With Short Wave and, be still my heart, TV!  Who doesn't want to listen to the TV on a radio? 

I don’t think I ever had a short wave radio when I was a child.  Best to leave that mix of imagination and technology to someone with less of a paranoid version of aliens attacking at any moment.  Let some other kid freak out.

Beyond the short wave was the HAM radio which, not only let you listen to radio stations from around the world but to actually COMMUNICATE with people from around the world.  That was just too much for this boy to handle in his basement room, his Radio Shack AM radio tuned to KJR.  (Note, I would occasionally turn away from KJR to listen to the Dr. Demento show – but my brother knew where to find him and what station he was on.  Also, my brother liked to listen to 1940’s music.  He was such a square.)

Dr. Demento - Kind of the equivalent of the American Top 40, but it was 10 or 20 songs and they were silly.

After moving away from Ballard and the shifting interest from AM Radio to things like girls and sports and school and girls the importance of radio technology slipped into a realm of forgotteness.  It wasn’t like it WASN’T there.  It’s just that it became commonplace.  KJR was replaced by KZOK or KISW hard rock stations on (GASP!) FM or I was busy joining up with Columbia House to get 12 Tapes for $1 and listening to music via tape or record instead of pre-packaged top 40 hits.

Bottom line, radios weren’t special anymore.

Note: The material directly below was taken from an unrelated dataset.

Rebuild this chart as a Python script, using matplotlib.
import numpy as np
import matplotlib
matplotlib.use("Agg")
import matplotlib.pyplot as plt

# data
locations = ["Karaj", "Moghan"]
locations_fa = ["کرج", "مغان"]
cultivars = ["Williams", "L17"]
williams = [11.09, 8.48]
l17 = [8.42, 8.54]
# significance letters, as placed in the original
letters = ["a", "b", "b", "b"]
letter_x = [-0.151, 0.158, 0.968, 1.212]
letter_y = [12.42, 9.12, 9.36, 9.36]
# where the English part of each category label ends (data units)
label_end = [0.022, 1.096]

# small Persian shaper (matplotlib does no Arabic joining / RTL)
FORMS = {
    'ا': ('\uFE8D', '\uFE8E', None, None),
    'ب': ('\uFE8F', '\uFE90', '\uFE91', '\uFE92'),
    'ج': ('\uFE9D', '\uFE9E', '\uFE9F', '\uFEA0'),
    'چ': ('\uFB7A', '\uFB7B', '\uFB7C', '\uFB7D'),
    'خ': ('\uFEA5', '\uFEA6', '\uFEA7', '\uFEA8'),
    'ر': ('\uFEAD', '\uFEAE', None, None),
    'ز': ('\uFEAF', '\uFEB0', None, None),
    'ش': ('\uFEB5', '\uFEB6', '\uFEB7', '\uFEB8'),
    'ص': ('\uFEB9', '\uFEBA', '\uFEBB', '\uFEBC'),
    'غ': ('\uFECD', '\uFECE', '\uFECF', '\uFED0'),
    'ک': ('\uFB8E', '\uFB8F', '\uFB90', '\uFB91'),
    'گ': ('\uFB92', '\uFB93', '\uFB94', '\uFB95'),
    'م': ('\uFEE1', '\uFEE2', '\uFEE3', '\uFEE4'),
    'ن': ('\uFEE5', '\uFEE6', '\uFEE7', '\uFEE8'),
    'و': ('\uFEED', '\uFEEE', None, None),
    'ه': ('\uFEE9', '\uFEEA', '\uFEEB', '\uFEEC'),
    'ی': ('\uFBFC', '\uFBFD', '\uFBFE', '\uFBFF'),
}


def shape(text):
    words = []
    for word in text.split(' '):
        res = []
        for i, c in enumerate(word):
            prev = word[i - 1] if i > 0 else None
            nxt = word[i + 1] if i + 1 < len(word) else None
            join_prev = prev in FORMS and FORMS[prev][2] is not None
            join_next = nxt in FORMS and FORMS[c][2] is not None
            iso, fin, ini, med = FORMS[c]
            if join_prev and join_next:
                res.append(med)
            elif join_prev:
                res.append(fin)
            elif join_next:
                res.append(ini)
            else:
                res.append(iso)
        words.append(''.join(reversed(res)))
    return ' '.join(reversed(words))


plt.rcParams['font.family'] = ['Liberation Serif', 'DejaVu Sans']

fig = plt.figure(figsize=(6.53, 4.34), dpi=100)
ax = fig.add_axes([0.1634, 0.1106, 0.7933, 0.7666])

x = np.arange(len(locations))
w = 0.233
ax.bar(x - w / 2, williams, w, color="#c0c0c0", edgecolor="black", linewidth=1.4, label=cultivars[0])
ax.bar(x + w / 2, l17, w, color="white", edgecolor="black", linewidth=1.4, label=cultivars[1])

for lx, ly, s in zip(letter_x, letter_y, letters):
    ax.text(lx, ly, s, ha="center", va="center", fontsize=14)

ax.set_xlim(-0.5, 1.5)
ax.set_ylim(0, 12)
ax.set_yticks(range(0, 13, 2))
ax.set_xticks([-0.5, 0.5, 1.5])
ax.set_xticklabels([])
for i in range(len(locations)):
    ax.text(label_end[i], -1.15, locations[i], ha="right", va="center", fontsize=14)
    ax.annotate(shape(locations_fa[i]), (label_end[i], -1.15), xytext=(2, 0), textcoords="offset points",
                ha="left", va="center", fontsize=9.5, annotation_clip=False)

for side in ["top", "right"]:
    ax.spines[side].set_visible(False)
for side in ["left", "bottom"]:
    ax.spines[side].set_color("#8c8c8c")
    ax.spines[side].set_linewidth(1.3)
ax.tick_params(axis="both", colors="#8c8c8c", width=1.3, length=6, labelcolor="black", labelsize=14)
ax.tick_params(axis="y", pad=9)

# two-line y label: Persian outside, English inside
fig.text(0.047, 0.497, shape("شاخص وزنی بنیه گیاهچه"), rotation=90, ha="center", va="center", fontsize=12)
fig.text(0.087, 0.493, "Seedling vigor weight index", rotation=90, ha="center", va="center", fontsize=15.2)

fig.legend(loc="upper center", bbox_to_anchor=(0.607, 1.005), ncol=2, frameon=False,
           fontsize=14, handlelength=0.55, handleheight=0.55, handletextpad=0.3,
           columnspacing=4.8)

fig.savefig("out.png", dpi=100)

Spy Pen, Crystal, Short Wave, Ham or whatever.  Oh, sure, they were THERE – some even in a form called “boom box” and I still listened but the novelty had worn off like ink in a comic book.

Box, thy name is "boom."

As of this writing, I have one radio that would qualify for the above.  It’s a Sony battery powered radio with plug-in AC adapter.  AM and FM.  Quite large, but not stereo.  With an antenna that you pull out of the top and twist around to get the best reception.  (most of my old radios I would break the antenna off by accident within hours of taking it out of the package)

I use this radio when we go camping or when I’m outside and want to listen to a sporting event.  No music.  No KJR, KISW, KZOK.  Listening to radio music is left to the vehicles in the family.

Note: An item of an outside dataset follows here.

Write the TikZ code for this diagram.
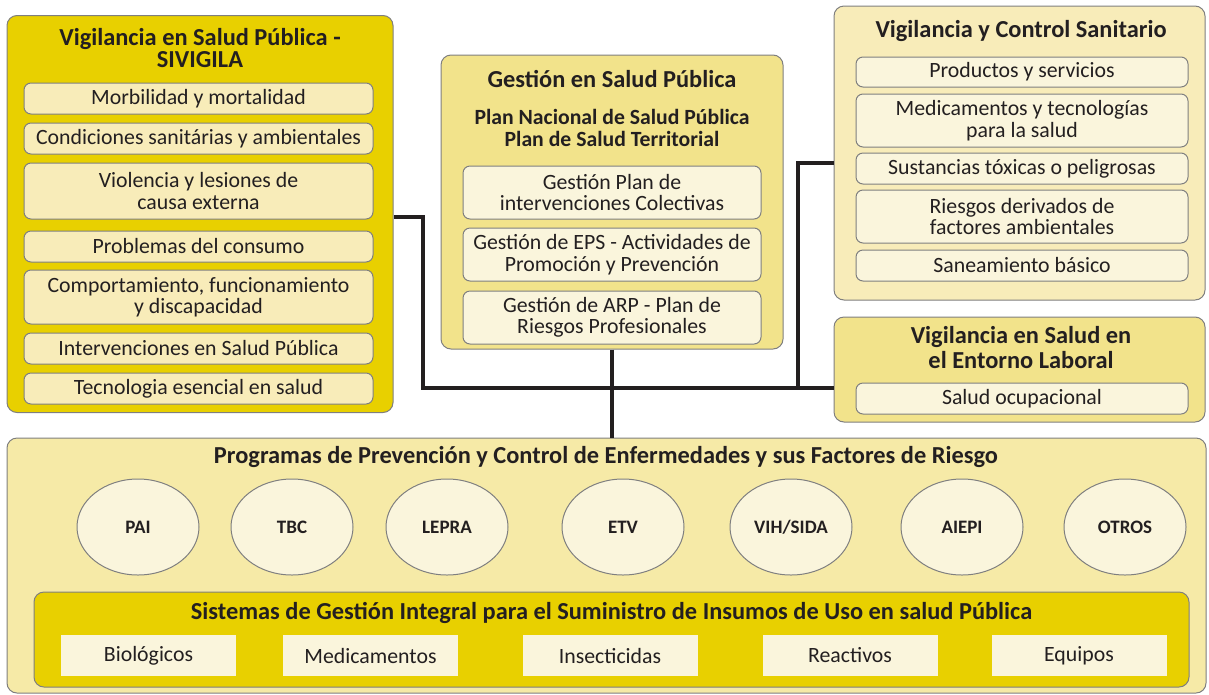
\documentclass[tikz,border=0pt]{standalone}
\usepackage{fontspec}
\setmainfont{Carlito}
\usetikzlibrary{shapes.geometric}
\definecolor{darkyel}{HTML}{E8D000}
\definecolor{midyel}{HTML}{F2E38B}
\definecolor{lightyel}{HTML}{F8ECB9}
\definecolor{baseyel}{HTML}{F6EAA7}
\definecolor{paleyel}{HTML}{FAF5DC}
\definecolor{edgegray}{HTML}{7F7F7F}
\definecolor{ink}{HTML}{231F20}
\begin{document}
\begin{tikzpicture}[x=1pt,y=-1pt]
\tikzstyle{grp}= [draw=edgegray,line width=1pt,rounded corners=10pt,inner sep=0pt]
\tikzstyle{item}= [draw=edgegray,line width=1pt,rounded corners=7pt,inner sep=0pt,align=center,text=ink,font=\fontsize{21.8}{21.5}\selectfont]
\tikzstyle{ttl}= [align=center,text=ink,font=\fontsize{24.4}{22}\selectfont\bfseries]
\tikzstyle{prog}= [ellipse,draw=edgegray,line width=1pt,fill=paleyel,minimum width=122pt,minimum height=96pt,inner sep=0pt,text=ink,font=\fontsize{19}{20}\selectfont\bfseries]
\tikzstyle{supply}= [fill=paleyel,minimum width=175pt,minimum height=41pt,inner sep=0pt,text=ink,font=\fontsize{21.8}{22}\selectfont]
\tikzstyle{link}= [line width=4pt,draw=ink]
\useasboundingbox (0,0) rectangle (1209,694);
% boxes
\path
	(200,214) node[grp,fill=darkyel,minimum width=386pt,minimum height=397pt] (vsp) {}
	(612,202) node[grp,fill=midyel,minimum width=342pt,minimum height=294pt] (gsp) {}
	(1019.5,153) node[grp,fill=lightyel,minimum width=371pt,minimum height=294pt] (vcs) {}
	(1019.5,369.5) node[grp,fill=midyel,minimum width=371pt,minimum height=105pt] (vel) {}
	(606.5,565.5) node[grp,fill=baseyel,minimum width=1199pt,minimum height=255pt] (ppc) {}
;
\path
	(200,48) node[ttl] (vsp-t) {Vigilancia en Salud Pública -\\SIVIGILA}
	(198.5,98.5) node[item,fill=lightyel,minimum width=349pt,minimum height=31pt] (vsp-1) {Morbilidad y mortalidad}
	(198.5,138.5) node[item,fill=lightyel,minimum width=349pt,minimum height=31pt] (vsp-2) {Condiciones sanitárias y ambientales}
	(198.5,191) node[item,fill=lightyel,minimum width=349pt,minimum height=56pt] (vsp-3) {Violencia y lesiones de\\causa externa}
	(198.5,246.5) node[item,fill=lightyel,minimum width=349pt,minimum height=31pt] (vsp-4) {Problemas del consumo}
	(198.5,297) node[item,fill=lightyel,minimum width=349pt,minimum height=54pt] (vsp-5) {Comportamiento, funcionamiento\\y discapacidad}
	(198.5,348.5) node[item,fill=lightyel,minimum width=349pt,minimum height=31pt] (vsp-6) {Intervenciones en Salud Pública}
	(198.5,388.5) node[item,fill=lightyel,minimum width=349pt,minimum height=31pt] (vsp-7) {Tecnologia esencial en salud}
;
\path
	(612,79) node[ttl] (gsp-t) {Gestión en Salud Pública}
	(612,128) node[ttl,font=\fontsize{21.7}{22}\selectfont\bfseries] (gsp-s) {Plan Nacional de Salud Pública\\Plan de Salud Territorial}
	(612,192.5) node[item,fill=paleyel,minimum width=298pt,minimum height=53pt] (gsp-1) {Gestión Plan de\\intervenciones Colectivas}
	(612,254.5) node[item,fill=paleyel,minimum width=298pt,minimum height=53pt] (gsp-2) {Gestión de EPS - Actividades de\\Promoción y Prevención}
	(612,317.5) node[item,fill=paleyel,minimum width=298pt,minimum height=53pt] (gsp-3) {Gestión de ARP - Plan de\\Riesgos Profesionales}
;
\path
	(1021,31) node[ttl] (vcs-t) {Vigilancia y Control Sanitario}
	(1022,72) node[item,fill=paleyel,minimum width=332pt,minimum height=30pt] (vcs-1) {Productos y servicios}
	(1022,120.5) node[item,fill=paleyel,minimum width=332pt,minimum height=53pt] (vcs-2) {Medicamentos y tecnologías\\para la salud}
	(1022,168.5) node[item,fill=paleyel,minimum width=332pt,minimum height=31pt] (vcs-3) {Sustancias tóxicas o peligrosas}
	(1022,216.5) node[item,fill=paleyel,minimum width=332pt,minimum height=53pt] (vcs-4) {Riesgos derivados de\\factores ambientales}
	(1022,265.5) node[item,fill=paleyel,minimum width=332pt,minimum height=31pt] (vcs-5) {Saneamiento básico}
;
\path
	(1021,347.5) node[ttl,font=\fontsize{24.4}{25}\selectfont\bfseries] (vel-t) {Vigilancia en Salud en\\el Entorno Laboral}
	(1022,398.5) node[item,fill=paleyel,minimum width=332pt,minimum height=31pt] (vel-1) {Salud ocupacional}
;
% programas
\path
	(606,457) node[ttl] (ppc-t) {Programas de Prevención y Control de Enfermedades y sus Factores de Riesgo}
	(138,527) node[prog] (pai) {PAI}
	(292,527) node[prog] (tbc) {TBC}
	(447,527) node[prog] (lepra) {LEPRA}
	(623,527) node[prog] (etv) {ETV}
	(791,527) node[prog] (vih) {VIH/SIDA}
	(962,527) node[prog] (aiepi) {AIEPI}
	(1125,527) node[prog] (otros) {OTROS}
;
\path
	(611.5,639.5) node[grp,fill=darkyel,minimum width=1155pt,minimum height=95pt] (sgi) {}
	(611.5,613) node[ttl] (sgi-t) {Sistemas de Gestión Integral para el Suministro de Insumos de Uso en salud Pública}
	(148.5,655.5) node[supply] (bio) {Biológicos}
	(370.5,655.5) node[supply] (med) {Medicamentos}
	(610,655.5) node[supply] (ins) {Insecticidas}
	(850,655.5) node[supply] (rea) {Reactivos}
	(1079,655.5) node[supply] (equ) {Equipos}
;
\coordinate (j1) at (423,388);
\coordinate (j3) at (798,388);
\coordinate (j4) at (798,163);
\draw[link] ([yshift=-3pt]vsp.east) -| (j1) -- (vel.west |- j1);
\draw[link] (j3) -- (j4) -- (vcs.west |- j4);
\draw[link] (gsp.south) -- (ppc.north -| gsp.south);
\end{tikzpicture}
\end{document}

A larger crystal radio set with, presumably, more science.

Recently we had a wind storm that knocked out power for over 24 hours.  I got out the trusty radio to get updates on what was going on with the power recovery and other news.  We soon found out that mother didn’t have a battery powered AM/FM radio.  What?

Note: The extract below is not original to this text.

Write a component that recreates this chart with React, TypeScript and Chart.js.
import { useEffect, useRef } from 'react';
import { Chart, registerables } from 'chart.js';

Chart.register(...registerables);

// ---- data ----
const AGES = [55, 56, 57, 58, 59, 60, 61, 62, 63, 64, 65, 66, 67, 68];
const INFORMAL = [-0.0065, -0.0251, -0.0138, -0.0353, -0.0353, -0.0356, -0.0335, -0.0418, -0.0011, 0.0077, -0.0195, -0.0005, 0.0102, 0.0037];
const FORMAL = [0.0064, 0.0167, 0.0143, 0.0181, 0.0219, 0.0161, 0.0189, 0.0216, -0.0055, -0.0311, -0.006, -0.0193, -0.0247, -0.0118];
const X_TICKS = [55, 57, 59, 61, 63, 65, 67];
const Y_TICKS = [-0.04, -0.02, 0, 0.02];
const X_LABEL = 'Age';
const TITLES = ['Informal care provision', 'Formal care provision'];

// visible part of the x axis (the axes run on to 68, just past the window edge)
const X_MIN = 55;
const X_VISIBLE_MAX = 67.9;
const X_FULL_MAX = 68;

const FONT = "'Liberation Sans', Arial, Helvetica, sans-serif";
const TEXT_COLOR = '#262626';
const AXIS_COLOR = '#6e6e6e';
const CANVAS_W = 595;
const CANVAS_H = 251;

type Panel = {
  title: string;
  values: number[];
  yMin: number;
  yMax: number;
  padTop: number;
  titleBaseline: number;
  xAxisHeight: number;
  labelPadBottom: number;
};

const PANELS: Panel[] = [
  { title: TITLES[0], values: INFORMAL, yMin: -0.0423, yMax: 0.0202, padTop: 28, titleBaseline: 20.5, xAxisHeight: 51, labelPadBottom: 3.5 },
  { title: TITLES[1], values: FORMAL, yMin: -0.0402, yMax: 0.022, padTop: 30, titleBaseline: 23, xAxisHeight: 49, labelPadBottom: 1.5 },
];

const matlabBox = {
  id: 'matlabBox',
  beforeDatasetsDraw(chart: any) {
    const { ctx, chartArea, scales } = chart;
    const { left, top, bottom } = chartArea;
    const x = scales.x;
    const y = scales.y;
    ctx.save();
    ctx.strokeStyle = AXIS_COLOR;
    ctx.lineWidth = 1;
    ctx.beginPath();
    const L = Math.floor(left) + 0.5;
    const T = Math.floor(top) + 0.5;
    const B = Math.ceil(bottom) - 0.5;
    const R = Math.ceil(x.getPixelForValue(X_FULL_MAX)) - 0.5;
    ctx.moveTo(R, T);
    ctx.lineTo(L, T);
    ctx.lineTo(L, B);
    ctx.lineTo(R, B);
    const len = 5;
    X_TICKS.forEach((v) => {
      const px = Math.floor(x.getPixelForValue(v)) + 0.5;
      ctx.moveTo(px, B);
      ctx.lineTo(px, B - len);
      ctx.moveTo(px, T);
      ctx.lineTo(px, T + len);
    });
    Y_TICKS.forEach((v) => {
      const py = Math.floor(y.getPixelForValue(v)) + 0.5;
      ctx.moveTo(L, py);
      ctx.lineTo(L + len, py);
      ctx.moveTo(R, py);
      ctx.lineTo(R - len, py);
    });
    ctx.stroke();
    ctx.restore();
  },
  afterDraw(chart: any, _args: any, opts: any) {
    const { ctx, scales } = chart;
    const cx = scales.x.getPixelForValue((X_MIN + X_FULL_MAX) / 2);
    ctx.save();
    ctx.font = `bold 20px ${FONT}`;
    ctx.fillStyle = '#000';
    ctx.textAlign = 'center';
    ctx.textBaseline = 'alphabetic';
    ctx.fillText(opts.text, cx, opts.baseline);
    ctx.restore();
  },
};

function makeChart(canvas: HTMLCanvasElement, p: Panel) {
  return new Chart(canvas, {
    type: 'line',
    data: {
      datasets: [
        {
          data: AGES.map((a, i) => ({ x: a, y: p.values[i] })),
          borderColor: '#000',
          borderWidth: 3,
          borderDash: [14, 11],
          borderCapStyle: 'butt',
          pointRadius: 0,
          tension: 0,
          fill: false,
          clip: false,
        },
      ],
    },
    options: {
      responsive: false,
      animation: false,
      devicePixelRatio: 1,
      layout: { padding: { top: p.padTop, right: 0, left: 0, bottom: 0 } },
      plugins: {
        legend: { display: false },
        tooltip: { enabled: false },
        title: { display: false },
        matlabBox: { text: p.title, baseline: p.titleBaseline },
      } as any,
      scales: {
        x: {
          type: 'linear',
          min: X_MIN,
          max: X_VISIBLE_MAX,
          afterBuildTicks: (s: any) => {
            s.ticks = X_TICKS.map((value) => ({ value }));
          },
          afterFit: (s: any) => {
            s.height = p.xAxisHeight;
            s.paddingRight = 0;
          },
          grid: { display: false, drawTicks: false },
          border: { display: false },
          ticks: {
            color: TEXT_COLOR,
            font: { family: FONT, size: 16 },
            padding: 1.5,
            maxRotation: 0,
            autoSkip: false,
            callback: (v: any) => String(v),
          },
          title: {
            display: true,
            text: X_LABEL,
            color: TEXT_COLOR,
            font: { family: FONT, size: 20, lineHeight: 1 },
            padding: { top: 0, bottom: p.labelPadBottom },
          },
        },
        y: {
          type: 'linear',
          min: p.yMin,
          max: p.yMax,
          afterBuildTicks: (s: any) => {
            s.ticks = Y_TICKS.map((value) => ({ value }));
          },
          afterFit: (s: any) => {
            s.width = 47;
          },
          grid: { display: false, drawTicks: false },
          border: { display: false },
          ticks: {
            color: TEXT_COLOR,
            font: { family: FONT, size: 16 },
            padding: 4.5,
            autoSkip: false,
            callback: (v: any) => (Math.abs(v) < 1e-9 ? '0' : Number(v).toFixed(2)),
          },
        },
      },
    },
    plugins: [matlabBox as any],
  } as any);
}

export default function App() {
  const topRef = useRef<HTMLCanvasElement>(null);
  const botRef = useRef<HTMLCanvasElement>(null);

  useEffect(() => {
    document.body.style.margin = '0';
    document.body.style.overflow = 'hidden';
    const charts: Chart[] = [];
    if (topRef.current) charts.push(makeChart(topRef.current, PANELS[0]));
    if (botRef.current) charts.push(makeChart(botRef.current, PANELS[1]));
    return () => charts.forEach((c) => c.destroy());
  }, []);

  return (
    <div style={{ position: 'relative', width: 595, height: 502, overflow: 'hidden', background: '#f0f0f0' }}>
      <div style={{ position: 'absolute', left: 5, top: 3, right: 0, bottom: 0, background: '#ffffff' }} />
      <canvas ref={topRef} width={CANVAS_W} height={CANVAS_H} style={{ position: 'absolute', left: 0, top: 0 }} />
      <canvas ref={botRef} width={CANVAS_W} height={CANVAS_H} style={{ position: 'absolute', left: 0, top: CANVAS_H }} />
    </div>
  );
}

With my mother’s birthday coming up, Miriam and I decided we’d get her a battery powered AM/FM radio.  She’s 82 and should have SOME access to what is going on in the outside world.

A trip to the local hardware store?  Nope.  Sporting Goods store?  Nope.  Radio Shack?  Nope (it had closed down).  Big Lots?  Nope.  Grocery Outlet?  Nope.  I finally found one at a Rite Aid drug store but it was $40 and way too big for what she needed.

Certainly we could go online to Amazon or order one from a catalog (which we eventually did), but there was something about the lack of finding a cheap AM/FM (heck, I would have been okay with just AM) battery powered radio that just seemed, I don’t know, wrong.  As if part of my childhood had disappeared into a world of portable MP3 players and cellphones and DVRs and blu-ray players and I didn’t notice.  And I find that kind of sad.

Long live small portable battery powered AM radios – even if I still have no idea what AM (or FM for that matter) actually means.